The play takes place over three short acts, each ten years on from the previous, each at night and therefore under a different moon. In fact in the script, which doubles as a programme, each is named after a phase of the moon—act I is "Crescent", act II is "Harvest" and act III is "Apogee and Perigee"—although these titles do not appear on stage.

The first scene is in 1999 in France where Mike (Kyle Rowe) and Paul (Darren Kuppan) are part of a camping trip, but there has been some kind of bullying incident against Paul. Mike was involved but is now trying to make amends, but Paul, who seems to be from a more affluent family but is a bit of an outcast at school who struggles to make friends, is trying to get rid of him, even offering to pay him to go away—but Mike isn't going anywhere.

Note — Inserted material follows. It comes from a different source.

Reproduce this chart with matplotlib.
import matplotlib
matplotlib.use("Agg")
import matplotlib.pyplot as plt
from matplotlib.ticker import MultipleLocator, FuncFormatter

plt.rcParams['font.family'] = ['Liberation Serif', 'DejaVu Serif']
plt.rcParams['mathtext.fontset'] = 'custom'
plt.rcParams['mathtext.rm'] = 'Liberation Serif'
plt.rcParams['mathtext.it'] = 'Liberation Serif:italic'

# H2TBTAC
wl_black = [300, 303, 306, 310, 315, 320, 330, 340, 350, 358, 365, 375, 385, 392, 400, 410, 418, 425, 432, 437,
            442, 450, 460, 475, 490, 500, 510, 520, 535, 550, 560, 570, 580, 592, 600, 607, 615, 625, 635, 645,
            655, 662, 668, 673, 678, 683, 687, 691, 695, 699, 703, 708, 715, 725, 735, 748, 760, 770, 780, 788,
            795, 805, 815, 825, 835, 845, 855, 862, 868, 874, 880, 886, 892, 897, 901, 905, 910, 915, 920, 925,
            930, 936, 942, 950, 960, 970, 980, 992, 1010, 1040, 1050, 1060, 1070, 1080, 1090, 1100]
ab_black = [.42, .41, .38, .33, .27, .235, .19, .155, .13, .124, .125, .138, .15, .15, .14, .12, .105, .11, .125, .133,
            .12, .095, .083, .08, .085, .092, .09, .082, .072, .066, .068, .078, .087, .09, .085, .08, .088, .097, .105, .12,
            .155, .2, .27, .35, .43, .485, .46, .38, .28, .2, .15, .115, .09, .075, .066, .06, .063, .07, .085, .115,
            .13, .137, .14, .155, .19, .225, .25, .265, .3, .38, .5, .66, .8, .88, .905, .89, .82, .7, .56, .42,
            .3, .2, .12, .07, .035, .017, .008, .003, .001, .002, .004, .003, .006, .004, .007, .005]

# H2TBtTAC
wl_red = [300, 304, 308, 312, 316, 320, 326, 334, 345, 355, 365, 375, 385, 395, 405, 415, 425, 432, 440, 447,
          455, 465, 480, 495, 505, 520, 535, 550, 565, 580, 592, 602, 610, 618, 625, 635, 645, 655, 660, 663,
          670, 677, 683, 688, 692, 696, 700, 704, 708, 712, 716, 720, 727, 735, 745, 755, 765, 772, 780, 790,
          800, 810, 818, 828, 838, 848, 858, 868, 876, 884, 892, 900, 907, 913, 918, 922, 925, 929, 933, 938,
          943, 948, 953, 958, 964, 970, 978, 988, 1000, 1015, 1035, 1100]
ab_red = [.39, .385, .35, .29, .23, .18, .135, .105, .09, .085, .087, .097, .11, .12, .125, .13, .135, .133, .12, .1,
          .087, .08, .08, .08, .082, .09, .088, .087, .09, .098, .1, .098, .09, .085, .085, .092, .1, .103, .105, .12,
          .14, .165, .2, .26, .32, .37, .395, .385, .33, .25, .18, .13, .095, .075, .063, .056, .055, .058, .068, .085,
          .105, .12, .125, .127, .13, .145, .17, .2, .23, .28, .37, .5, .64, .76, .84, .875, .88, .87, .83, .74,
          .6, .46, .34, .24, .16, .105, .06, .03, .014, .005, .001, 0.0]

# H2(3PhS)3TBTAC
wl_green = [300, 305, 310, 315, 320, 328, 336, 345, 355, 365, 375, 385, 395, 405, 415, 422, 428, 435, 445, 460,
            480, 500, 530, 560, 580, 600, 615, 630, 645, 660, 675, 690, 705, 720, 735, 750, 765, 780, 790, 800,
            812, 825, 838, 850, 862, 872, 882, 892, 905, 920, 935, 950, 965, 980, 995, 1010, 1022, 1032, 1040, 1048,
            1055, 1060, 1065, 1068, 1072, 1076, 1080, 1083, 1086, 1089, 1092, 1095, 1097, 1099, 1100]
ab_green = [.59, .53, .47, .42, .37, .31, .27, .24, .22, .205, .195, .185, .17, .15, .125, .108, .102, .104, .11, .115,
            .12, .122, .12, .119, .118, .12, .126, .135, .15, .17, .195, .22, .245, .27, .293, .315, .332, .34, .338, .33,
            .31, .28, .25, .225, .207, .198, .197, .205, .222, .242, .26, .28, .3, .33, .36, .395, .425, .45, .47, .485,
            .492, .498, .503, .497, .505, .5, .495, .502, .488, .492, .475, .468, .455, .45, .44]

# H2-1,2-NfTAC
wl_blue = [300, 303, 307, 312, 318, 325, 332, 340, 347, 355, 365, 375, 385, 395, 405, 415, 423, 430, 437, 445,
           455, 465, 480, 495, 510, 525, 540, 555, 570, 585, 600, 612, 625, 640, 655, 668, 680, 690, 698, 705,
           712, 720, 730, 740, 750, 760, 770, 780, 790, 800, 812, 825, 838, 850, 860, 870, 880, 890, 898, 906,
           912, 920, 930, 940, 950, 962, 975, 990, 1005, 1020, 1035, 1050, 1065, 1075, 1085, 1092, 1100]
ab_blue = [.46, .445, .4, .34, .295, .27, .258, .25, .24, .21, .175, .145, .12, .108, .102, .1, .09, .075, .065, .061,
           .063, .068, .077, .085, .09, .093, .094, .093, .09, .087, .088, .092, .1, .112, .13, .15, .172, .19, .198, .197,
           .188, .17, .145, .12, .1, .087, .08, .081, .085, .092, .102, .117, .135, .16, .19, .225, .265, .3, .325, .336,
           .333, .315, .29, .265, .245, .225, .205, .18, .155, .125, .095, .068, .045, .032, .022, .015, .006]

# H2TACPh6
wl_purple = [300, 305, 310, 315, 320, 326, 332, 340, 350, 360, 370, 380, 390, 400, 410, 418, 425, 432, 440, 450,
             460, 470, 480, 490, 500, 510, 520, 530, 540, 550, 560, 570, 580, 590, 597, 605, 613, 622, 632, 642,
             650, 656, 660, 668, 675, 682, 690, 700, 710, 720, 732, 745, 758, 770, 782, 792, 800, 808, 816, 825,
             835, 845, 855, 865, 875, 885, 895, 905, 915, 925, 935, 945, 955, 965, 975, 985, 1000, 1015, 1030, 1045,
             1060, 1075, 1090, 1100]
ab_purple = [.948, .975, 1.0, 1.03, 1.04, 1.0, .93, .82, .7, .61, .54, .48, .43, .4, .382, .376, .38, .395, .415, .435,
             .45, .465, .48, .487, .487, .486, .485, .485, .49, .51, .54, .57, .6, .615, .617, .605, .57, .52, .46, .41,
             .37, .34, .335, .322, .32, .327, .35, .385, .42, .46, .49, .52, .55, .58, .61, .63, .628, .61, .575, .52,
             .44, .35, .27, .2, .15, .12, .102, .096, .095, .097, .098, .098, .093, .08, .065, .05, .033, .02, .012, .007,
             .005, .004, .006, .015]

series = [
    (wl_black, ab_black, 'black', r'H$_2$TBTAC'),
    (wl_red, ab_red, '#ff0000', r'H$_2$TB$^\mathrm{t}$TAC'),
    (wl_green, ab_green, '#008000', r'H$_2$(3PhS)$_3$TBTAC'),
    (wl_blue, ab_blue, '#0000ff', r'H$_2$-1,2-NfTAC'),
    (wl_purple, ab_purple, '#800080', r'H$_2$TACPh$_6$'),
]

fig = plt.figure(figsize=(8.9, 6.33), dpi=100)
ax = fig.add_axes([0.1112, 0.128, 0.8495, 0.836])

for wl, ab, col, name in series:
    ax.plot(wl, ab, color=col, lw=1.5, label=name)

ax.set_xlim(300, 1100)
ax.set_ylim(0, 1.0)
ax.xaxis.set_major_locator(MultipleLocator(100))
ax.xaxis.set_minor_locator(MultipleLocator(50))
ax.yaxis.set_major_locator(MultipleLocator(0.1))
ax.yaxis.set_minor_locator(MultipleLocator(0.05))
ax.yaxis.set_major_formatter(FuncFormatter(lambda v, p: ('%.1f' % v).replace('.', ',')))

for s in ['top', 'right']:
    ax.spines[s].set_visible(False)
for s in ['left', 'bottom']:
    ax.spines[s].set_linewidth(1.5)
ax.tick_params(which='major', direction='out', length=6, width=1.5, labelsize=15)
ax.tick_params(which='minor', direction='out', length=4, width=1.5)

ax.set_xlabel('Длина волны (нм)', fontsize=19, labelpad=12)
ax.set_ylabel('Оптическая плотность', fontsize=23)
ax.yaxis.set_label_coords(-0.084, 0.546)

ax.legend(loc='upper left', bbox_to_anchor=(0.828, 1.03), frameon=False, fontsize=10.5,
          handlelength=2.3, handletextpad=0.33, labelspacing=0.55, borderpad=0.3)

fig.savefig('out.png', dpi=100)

By the end, there is some sort of an uneasy friendship between them.

And this is the template for the other two acts as well: beginning with hostility and ending with a truce. The second scene in 2009 is a surfing trip to Pembrokeshire organised for the two of them by Mike, but I only got from reading the stage directions in the script afterwards that they were in "a rickety beach shack, designed for day stayers not anyone to sleep in overnight", which would explain why they were listening out for the security guard passing. Paul was looking for drugs and parties, but Mike is content to soak up the atmosphere of a place he loved as a child. The third is (again from the script) in a small child's bedroom (Mike's child) in Sale Moor in Manchester in 2019, when Paul needs a place to stay before his flight back to his current home in the US.

As Paul gets more successful (i.e. rich) in his professional life, his personal life appears to be getting more chaotic, whereas Mike is quietly getting on with things, studying for a PhD in act II and settled with a family in act III. There are some nice moments between the two men over the years, but I still can't be sure why they were friends for twenty years as they never really seem to like one another and don't have enough in common to speak about much apart from their families.

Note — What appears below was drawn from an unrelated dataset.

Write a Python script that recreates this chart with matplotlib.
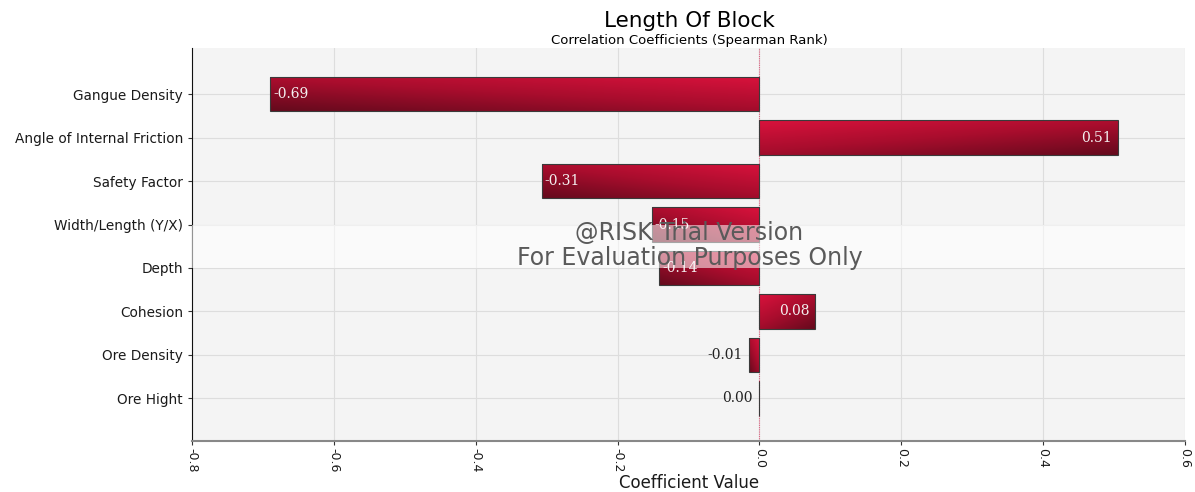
import numpy as np
import matplotlib.pyplot as plt
from matplotlib.colors import LinearSegmentedColormap

# data
labels = ["Gangue Density", "Angle of Internal Friction", "Safety Factor",
          "Width/Length (Y/X)", "Depth", "Cohesion", "Ore Density", "Ore Hight"]
values = [-0.69, 0.505, -0.307, -0.152, -0.141, 0.079, -0.015, -0.001]
shown = ["-0.69", "0.51", "-0.31", "-0.15", "-0.14", "0.08", "-0.01", "0.00"]
xticks = [-0.8, -0.6, -0.4, -0.2, 0.0, 0.2, 0.4, 0.6]

fig = plt.figure(figsize=(11.95, 4.92), dpi=100)
ax = fig.add_axes([0.1607, 0.1037, 0.8309, 0.7987])
ax.set_facecolor("#f4f4f4")

y = np.arange(len(labels))
bars = ax.barh(y, values, height=0.8, color="none", edgecolor="#3a3a3a",
               linewidth=0.8, zorder=3)

# gradient fill for each bar, clipped to the bar rectangle
cmap = LinearSegmentedColormap.from_list("crim", ["#d8123c", "#a80d2d", "#660a1d"])
gx, gy = np.meshgrid(np.linspace(0, 1, 60), np.linspace(0, 1, 20))
grad = 0.45 * gx + 0.55 * gy
for b in bars:
    x0, w = b.get_x(), b.get_width()
    y0, h = b.get_y(), b.get_height()
    im = ax.imshow(grad, cmap=cmap, aspect="auto", zorder=2,
                   extent=[x0, x0 + w, y0 + h, y0], interpolation="bicubic")
    im.set_clip_path(b)

# value labels
for yi, v, s in zip(y, values, shown):
    if abs(v) > 0.05:
        if v < 0:
            ax.text(v + 0.004, yi, s, ha="left", va="center", color="#f4f0f0",
                    fontsize=10, family="DejaVu Serif", zorder=4)
        else:
            ax.text(v - 0.008, yi, s, ha="right", va="center", color="#f4f0f0",
                    fontsize=10, family="DejaVu Serif", zorder=4)
    else:
        ax.text(min(v, 0) - 0.008, yi, s, ha="right", va="center", color="#222222",
                fontsize=10, family="DejaVu Serif", zorder=4)

ax.axvline(0, color="#e06080", linestyle=(0, (1, 1)), linewidth=0.8, zorder=1)

ax.set_xlim(-0.8, 0.6)
ax.set_ylim(len(labels) - 0.02, -1.06)
ax.set_yticks(y)
ax.set_yticklabels(labels, fontsize=9.8, color="#1a1a1a")
ax.set_xticks(xticks)
ax.set_xticklabels([f"{t:.1f}" for t in xticks], rotation=-90, fontsize=9,
                   color="#1a1a1a")
ax.grid(True, color="#dddddd", linewidth=0.8, zorder=0)
ax.set_axisbelow(True)
ax.tick_params(axis="both", length=3, color="#333333")
ax.tick_params(axis="x", pad=2)

for side in ["top", "right"]:
    ax.spines[side].set_visible(False)
ax.spines["left"].set_color("#111111")
ax.spines["bottom"].set_color("#888888")
ax.spines["bottom"].set_linewidth(1.5)

fig.text(0.5765, 1 - 483 / 492, "Coefficient Value", ha="center", va="center",
         fontsize=12, color="#1a1a1a")

fig.text(0.5765, 0.957, "Length Of Block", ha="center", va="center", fontsize=15.5)
fig.text(0.5765, 0.918, "Correlation Coefficients (Spearman Rank)", ha="center",
         va="center", fontsize=9.5)

# trial version watermark band
band = plt.Rectangle((0.1607, 1 - 268 / 492), 0.8309, 43 / 492, transform=fig.transFigure,
                     facecolor="white", alpha=0.55, edgecolor="none", zorder=5)
fig.patches.append(band)
fig.text(0.577, 1 - 233 / 492, "@RISK Trial Version", ha="center", va="center",
         fontsize=17, color="#5a5a5a", zorder=6)
fig.text(0.577, 1 - 258 / 492, "For Evaluation Purposes Only", ha="center", va="center",
         fontsize=17, color="#5a5a5a", zorder=6)

fig.savefig("out.png", dpi=100)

The problem I have with it—and this may just be me—was that there is too much that is too vague, especially when they are talking about people whom we never see. It's as if Kanaber is trying too hard to avoid the common mistake of having characters tell one another things they already know for the audience's benefit and instead hasn't given enough detail for us to piece together the back-stories of the characters. There are frequent mentions of family members, but I can't remember which uncle or mother was which or how the stories of illnesses and allegations and so on actually turned out. The clues are dotted around, but it seems as though the canvas isn't big enough for the impressionistic details to add up to a clear picture.

Adam Quayle's production with design by Katie Scott and lighting design by Louise Anderson is visually striking but simple and unobtrusive, with some well-choreographed transitions between scenes to avoid blackouts (movement director is Luke Rigg; music composed by Chris Hope). Rowe and Kuppan are perfect in the two roles, showing some good comic timing, and create that uneasy bond between the two characters convincingly, but there are moments later on that are a bit too slow and ponderous.

Kanaber paints an interesting portrait of two convincing, contrasting characters that produces moments of tenderness and of humour that work well, but I would have liked a bit more clarity in the storytelling to guide me through the play.